══ Material provided

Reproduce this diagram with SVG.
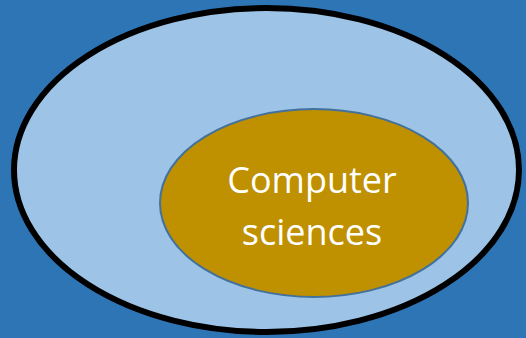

════
══ Material provided

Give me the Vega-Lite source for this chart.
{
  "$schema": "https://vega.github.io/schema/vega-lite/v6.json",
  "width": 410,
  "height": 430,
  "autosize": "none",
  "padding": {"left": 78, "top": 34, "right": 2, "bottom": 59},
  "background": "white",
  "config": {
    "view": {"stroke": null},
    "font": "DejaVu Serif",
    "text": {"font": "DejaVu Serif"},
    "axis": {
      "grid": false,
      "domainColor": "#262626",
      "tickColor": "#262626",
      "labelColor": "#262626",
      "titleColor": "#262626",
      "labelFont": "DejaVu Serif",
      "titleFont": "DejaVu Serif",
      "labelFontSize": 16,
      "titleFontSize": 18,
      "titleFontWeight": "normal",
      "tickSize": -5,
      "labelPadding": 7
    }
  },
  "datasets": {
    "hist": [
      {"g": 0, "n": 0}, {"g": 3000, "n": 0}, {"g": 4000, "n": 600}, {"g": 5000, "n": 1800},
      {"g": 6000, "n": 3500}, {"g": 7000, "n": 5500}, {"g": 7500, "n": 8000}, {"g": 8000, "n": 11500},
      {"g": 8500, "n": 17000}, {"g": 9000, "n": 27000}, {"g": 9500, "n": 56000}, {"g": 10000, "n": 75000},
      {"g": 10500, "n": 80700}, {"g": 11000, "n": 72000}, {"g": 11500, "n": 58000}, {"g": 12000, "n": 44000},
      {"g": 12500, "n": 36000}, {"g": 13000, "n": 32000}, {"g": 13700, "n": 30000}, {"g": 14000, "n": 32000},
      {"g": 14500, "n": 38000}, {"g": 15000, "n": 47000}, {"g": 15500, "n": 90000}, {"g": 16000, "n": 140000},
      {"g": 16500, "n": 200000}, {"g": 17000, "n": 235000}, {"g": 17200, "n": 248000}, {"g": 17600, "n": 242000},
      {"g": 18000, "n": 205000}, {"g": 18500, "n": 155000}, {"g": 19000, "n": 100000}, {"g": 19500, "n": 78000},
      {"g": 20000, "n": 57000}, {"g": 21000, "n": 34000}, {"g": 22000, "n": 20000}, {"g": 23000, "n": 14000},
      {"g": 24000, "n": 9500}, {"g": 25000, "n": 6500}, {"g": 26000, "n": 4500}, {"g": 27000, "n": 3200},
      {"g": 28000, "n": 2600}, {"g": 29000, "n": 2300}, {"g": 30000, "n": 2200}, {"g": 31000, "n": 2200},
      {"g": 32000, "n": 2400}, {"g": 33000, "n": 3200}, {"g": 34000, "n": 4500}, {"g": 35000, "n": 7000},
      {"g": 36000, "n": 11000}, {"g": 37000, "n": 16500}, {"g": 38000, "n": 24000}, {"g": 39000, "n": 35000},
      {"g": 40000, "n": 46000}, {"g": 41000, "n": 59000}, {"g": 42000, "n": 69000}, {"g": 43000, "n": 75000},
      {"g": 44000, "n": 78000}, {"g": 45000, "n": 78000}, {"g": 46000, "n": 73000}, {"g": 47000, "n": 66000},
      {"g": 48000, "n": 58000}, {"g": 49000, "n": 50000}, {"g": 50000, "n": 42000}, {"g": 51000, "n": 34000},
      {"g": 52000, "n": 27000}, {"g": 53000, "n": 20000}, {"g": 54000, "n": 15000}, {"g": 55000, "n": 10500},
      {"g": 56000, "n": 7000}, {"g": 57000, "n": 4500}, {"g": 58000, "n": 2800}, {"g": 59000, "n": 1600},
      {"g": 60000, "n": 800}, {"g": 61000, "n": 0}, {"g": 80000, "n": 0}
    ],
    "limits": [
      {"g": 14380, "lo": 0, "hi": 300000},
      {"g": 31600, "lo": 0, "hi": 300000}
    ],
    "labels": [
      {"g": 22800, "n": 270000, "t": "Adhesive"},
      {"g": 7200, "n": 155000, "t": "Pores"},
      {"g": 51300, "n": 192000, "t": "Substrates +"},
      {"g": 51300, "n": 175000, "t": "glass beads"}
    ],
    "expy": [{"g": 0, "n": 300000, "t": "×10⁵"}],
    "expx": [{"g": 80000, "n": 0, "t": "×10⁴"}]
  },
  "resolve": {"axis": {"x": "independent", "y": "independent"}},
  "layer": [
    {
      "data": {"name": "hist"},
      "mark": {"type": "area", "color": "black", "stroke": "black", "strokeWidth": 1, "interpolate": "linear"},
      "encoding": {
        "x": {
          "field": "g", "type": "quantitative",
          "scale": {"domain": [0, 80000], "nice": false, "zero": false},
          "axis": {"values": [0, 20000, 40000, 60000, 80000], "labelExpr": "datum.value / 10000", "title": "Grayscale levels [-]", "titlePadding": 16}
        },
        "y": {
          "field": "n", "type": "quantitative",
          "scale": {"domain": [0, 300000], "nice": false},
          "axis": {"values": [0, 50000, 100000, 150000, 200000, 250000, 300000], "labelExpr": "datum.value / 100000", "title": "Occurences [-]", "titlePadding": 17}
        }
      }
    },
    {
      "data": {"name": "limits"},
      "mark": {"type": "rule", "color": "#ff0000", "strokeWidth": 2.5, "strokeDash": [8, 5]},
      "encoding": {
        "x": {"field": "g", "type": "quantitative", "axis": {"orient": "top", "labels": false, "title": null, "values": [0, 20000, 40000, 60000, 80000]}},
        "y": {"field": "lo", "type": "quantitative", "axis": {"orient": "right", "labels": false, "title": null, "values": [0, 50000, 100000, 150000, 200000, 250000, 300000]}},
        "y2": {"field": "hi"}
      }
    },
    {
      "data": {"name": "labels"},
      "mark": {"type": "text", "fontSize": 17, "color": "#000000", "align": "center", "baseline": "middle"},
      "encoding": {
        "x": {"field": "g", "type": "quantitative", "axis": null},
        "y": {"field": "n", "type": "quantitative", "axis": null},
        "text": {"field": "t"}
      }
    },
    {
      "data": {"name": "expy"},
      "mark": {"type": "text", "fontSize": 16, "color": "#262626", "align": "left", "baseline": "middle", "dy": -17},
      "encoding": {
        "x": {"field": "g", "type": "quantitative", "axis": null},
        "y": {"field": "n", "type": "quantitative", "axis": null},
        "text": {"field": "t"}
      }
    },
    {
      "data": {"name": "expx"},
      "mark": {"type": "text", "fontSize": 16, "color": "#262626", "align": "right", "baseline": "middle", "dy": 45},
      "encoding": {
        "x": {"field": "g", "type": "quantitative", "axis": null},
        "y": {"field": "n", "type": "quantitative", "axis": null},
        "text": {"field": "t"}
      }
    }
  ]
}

════

# Set task
Which lines hold the string "this"? Copy all of them from the data above.

# Written answer
Reproduce this diagram with SVG.
Give me the Vega-Lite source for this chart.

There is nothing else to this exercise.